Have you ever worked jigsaw puzzles on your computer? It’s a lot of fun, and is probably an excellent way to help keep your brain stimulated. My husband and I were in our office, each working puzzles and I realized something interesting about how we individually approached the exercise. First let me explain that when you move a puzzle piece close to another and it’s a fit, if you have your volume turned up sufficiently, you will hear a clicking sound as the two pieces join. I noticed that while I loved hearing the click, Larry had his volume turned completely off. He said he doesn’t especially enjoy hearing the click. I already know I am an auditory learner, so none of this surprised me.
Here’s another example of how I began thinking about clicks. I have observed that Larry likes to leave closet doors partially or completely open after he enters the closet for any reason—retrieving something or putting something away. I was aware one day that I find these open doors throughout the day and when I do, I close them. As they close, they make a clicking sound! We had a discussion about opening and closing doors, and I actually recognized that I like the clicking sound as I close the doors, and that’s good for me because I suspect that I will continue to get many future opportunities to hear that satisfying sound!
Click number three is not a sound at all (I don’t think). Here’s what I am referring to. This click is a psychological click. One day after an especially difficult phone call with someone, I began to ruminate on my history with this individual and came to the realization that we have been, for years and I suppose will continue to be, looking for some ways to click—to find common ground, to discover points that we agree on, topics we are both interested in, etc. Even though the click is not discernible, when we do finally make the connection there is a definite click. For me it is a feeling of satisfaction and relief. And, when we talk and a click does not happen (which is fairly frequently), I feel disconnected and let down.
Lastly, I became aware of another type of click one day during my morning ritual of a good cup of coffee, discussion with Larry about spiritual topics, and lastly, meditation. I noticed I felt a click as I had an Aha, an epiphany, a new understanding, a New Thought, a revelation. These types of clicks bring me ever closer to what I call spiritual freedom, a term used by Joel Goldsmith in some of his writings. Spiritual freedom happens when we break out of the confines of our human mind to understand and experience life in new and profound ways. To me, this was clearly a form of clicking.

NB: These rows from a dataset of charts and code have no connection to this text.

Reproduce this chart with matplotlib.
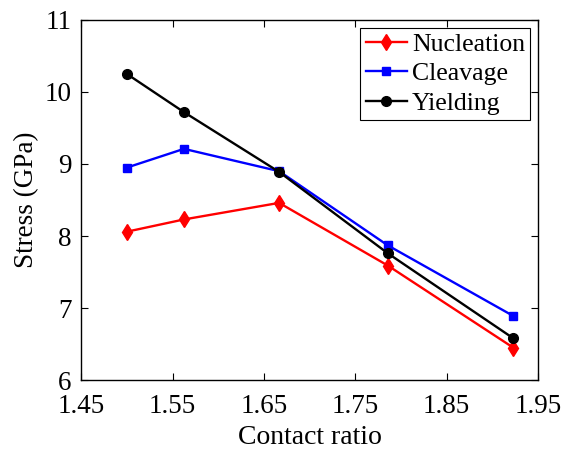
import matplotlib
matplotlib.use('Agg')
import matplotlib.pyplot as plt

# contact ratio vs critical stresses
contact_ratio = [1.5, 1.5625, 1.6667, 1.7857, 1.9231]
nucleation = [8.06, 8.23, 8.46, 7.59, 6.45]
cleavage = [8.95, 9.21, 8.90, 7.87, 6.89]
yielding = [10.25, 9.72, 8.89, 7.76, 6.58]

xticks = [1.45, 1.55, 1.65, 1.75, 1.85, 1.95]
yticks = [6, 7, 8, 9, 10, 11]

plt.rcParams['font.family'] = ['Liberation Serif', 'DejaVu Serif']

fig = plt.figure(figsize=(5.62, 4.53), dpi=100)
ax = fig.add_axes([0.1445, 0.161, 0.8125, 0.795])

ax.plot(contact_ratio, nucleation, color='red', marker='d', markersize=8, lw=1.7, label='Nucleation')
ax.plot(contact_ratio, cleavage, color='blue', marker='s', markersize=6, lw=1.7, label='Cleavage')
ax.plot(contact_ratio, yielding, color='black', marker='o', markersize=7, lw=1.7, label='Yielding')

ax.set_xlim(1.45, 1.95)
ax.set_ylim(6, 11)
ax.set_xticks(xticks)
ax.set_xticklabels(['%.2f' % v for v in xticks])
ax.set_yticks(yticks)
ax.tick_params(direction='in', top=True, right=True, length=5, width=0.8, labelsize=19.5)
ax.tick_params(axis='x', pad=10)
ax.tick_params(axis='y', pad=7)
for s in ax.spines.values():
    s.set_linewidth(1.0)

ax.set_xlabel('Contact ratio', fontsize=20, labelpad=4)
ax.set_ylabel('Stress (GPa)', fontsize=19.5, labelpad=4)

leg = ax.legend(loc='upper right', fontsize=18.5, fancybox=False, framealpha=1,
                edgecolor='black', handlelength=1.6, handletextpad=0.2,
                borderpad=0.2, labelspacing=0.25, borderaxespad=0.3)
leg.get_frame().set_linewidth(0.8)

fig.savefig('out.png', dpi=100)
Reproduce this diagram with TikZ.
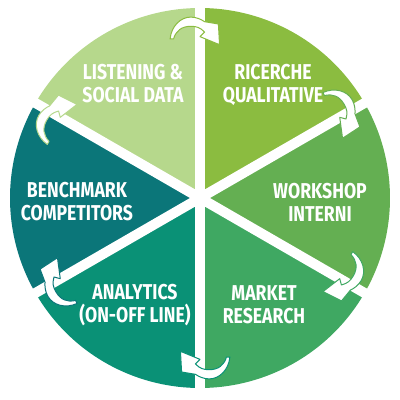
\documentclass[tikz,border=0pt]{standalone}
\usepackage{fontspec}
\usepackage{tikz}
\newfontfamily\slicefont[FakeStretch=0.82]{Fira Sans}

\definecolor{listengreen}{HTML}{B6D88C}
\definecolor{ricerchegreen}{HTML}{8BBC40}
\definecolor{workshopgreen}{HTML}{64AF52}
\definecolor{marketgreen}{HTML}{3FA862}
\definecolor{analyticsteal}{HTML}{0A9176}
\definecolor{benchteal}{HTML}{0B7679}

\tikzstyle{slicetext} = [text=white, align=center, inner sep=0pt, font=\slicefont\bfseries\fontsize{21.5}{23}\selectfont]
\tikzstyle{divider} = [white, line width=10pt]
\tikzstyle{turnarrow} = [fill=white, line width=1pt, line join=round]

\newcommand{\cyclearrow}[2]{%
  \begin{scope}[shift={(hub)}]
    \begin{scope}[shift={(#1:174pt)}, rotate={#1-90}, scale=1.15]
      \filldraw[turnarrow, draw=#2] (-26,-13) .. controls (-25,-2) and (-17,6) .. (-8,6)
        .. controls (-3,6) and (1,4) .. (4,2) -- (16,0) -- (17,-18) -- (0,-11) -- (4,-7)
        .. controls (0,-3) and (-3,-2) .. (-8,-2)
        .. controls (-16,-2) and (-21,-6) .. (-23,-13) -- cycle;
    \end{scope}
  \end{scope}}

\begin{document}
\begin{tikzpicture}[x=1pt, y=1pt]
\useasboundingbox (0,0) rectangle (400,400);

\coordinate (hub) at (200,202);

% slices
\fill[listengreen] (hub) -- ++(90:190pt) arc[start angle=90, end angle=150, radius=190pt] -- cycle;
\fill[ricerchegreen] (hub) -- ++(30:190pt) arc[start angle=30, end angle=90, radius=190pt] -- cycle;
\fill[workshopgreen] (hub) -- ++(-30:190pt) arc[start angle=-30, end angle=30, radius=190pt] -- cycle;
\fill[marketgreen] (hub) -- ++(-90:190pt) arc[start angle=-90, end angle=-30, radius=190pt] -- cycle;
\fill[analyticsteal] (hub) -- ++(210:190pt) arc[start angle=210, end angle=270, radius=190pt] -- cycle;
\fill[benchteal] (hub) -- ++(150:190pt) arc[start angle=150, end angle=210, radius=190pt] -- cycle;

% white gaps
\draw[divider] (hub) -- ++(90:196pt);
\draw[divider] (hub) -- ++(30:196pt);
\draw[divider] (hub) -- ++(-30:196pt);
\draw[divider] (hub) -- ++(-90:196pt);
\draw[divider] (hub) -- ++(210:196pt);
\draw[divider] (hub) -- ++(150:196pt);

\node (listening) [slicetext] at (133,316) {LISTENING \&\\SOCIAL DATA};
\node (ricerche) [slicetext] at (273,315) {RICERCHE\\QUALITATIVE};
\node (workshop) [slicetext] at (320,198) {WORKSHOP\\INTERNI};
\node (market) [slicetext] at (264,95) {MARKET\\RESEARCH};
\node (analytics) [slicetext] at (135,95) {ANALYTICS\\(ON-OFF LINE)};
\node (benchmark) [slicetext] at (77,198) {BENCHMARK\\COMPETITORS};

% turning arrows
\cyclearrow{90}{ricerchegreen}
\cyclearrow{30}{workshopgreen}
\cyclearrow{-30}{marketgreen}
\cyclearrow{-90}{analyticsteal}
\cyclearrow{210}{benchteal}
\cyclearrow{150}{listengreen}

\end{tikzpicture}
\end{document}
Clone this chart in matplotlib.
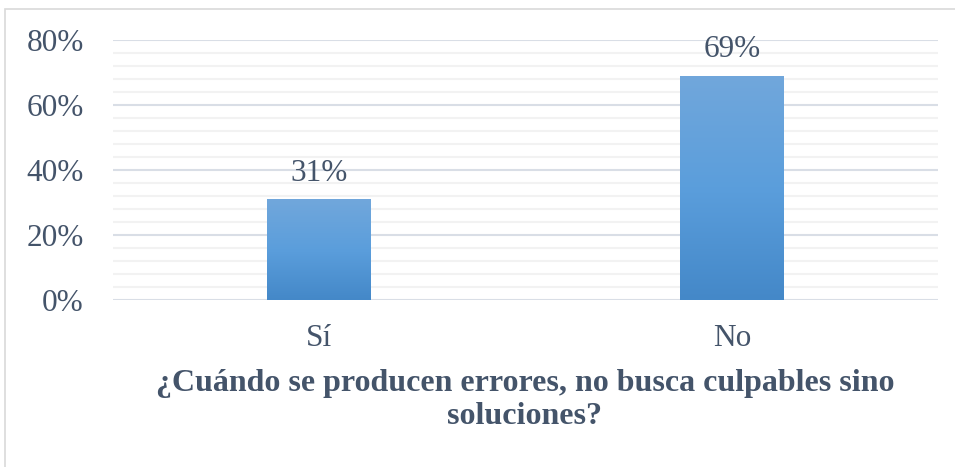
import numpy as np
import matplotlib.pyplot as plt
from matplotlib.patches import Rectangle
from matplotlib.colors import LinearSegmentedColormap

categories = ['Sí', 'No']
values = [0.31, 0.69]
value_labels = ['31%', '69%']
ytick_values = [0.0, 0.2, 0.4, 0.6, 0.8]
ytick_labels = ['0%', '20%', '40%', '60%', '80%']
title = '¿Cuándo se producen errores, no busca culpables sino\nsoluciones?'

TEXT = '#44546A'
plt.rcParams['font.family'] = ['Liberation Serif', 'DejaVu Serif']

fig = plt.figure(figsize=(9.55, 4.67), dpi=100)
# outer chart frame
fig.patches.append(Rectangle((5 / 955, -0.1), 1.0, 1 - 9 / 467 + 0.1,
                             transform=fig.transFigure, fill=False,
                             edgecolor='#D9D9D9', linewidth=1.2))

ax = fig.add_axes([113 / 955, 1 - 300 / 467, 825 / 955, 260 / 467])

# major and minor gridlines
for y in np.arange(0.04, 0.8, 0.04):
    if abs(y / 0.2 - round(y / 0.2)) > 1e-6:
        ax.axhline(y, color='#F2F2F2', linewidth=1.5, zorder=0)
for y in ytick_values:
    ax.axhline(y, color='#D9DEE6', linewidth=1.5, zorder=0)

grad = LinearSegmentedColormap.from_list('bar', ['#4488C8', '#5B9EDC', '#71A7DB'])
x = np.arange(len(categories))
bars = ax.bar(x, values, width=0.252, color='none', zorder=2)
for bar, lab in zip(bars, value_labels):
    x0, w, h = bar.get_x(), bar.get_width(), bar.get_height()
    img = ax.imshow(np.linspace(0, 1, 256).reshape(-1, 1), cmap=grad,
                    extent=[x0, x0 + w, 0, h], origin='lower',
                    aspect='auto', zorder=2)
    img.set_clip_path(bar)
    ax.text(x0 + w / 2, h + 0.035, lab, ha='center', va='bottom',
            fontsize=22.5, color=TEXT)

ax.set_aspect('auto')
ax.set_xlim(-0.5, 1.5)
ax.set_ylim(0, 0.8)
ax.set_xticks(x)
ax.set_xticklabels(categories, fontsize=22.5, color=TEXT)
ax.set_yticks(ytick_values)
ax.set_yticklabels(ytick_labels, fontsize=22.5, color=TEXT)
ax.tick_params(length=0)
ax.tick_params(axis='y', pad=21)
ax.tick_params(axis='x', pad=17)
for s in ax.spines.values():
    s.set_visible(False)

fig.text(525 / 955, 1 - 400 / 467, title, ha='center', va='center',
         fontsize=23, fontweight='bold', color=TEXT, linespacing=1.18)

fig.savefig('out.png', dpi=100)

If you’re interested enough to do it, contemplating your own clicks can be fun. Do you have clicks in your world and life? If so, what are they, and do you find them pleasurable? Might you want to record them when they occur so that you can review them later and receive yet another hit of oxytocin? Perhaps you have noticed clicks not mentioned here. I’d love to know your thoughts on clicks and to hear about the ways you perceive them.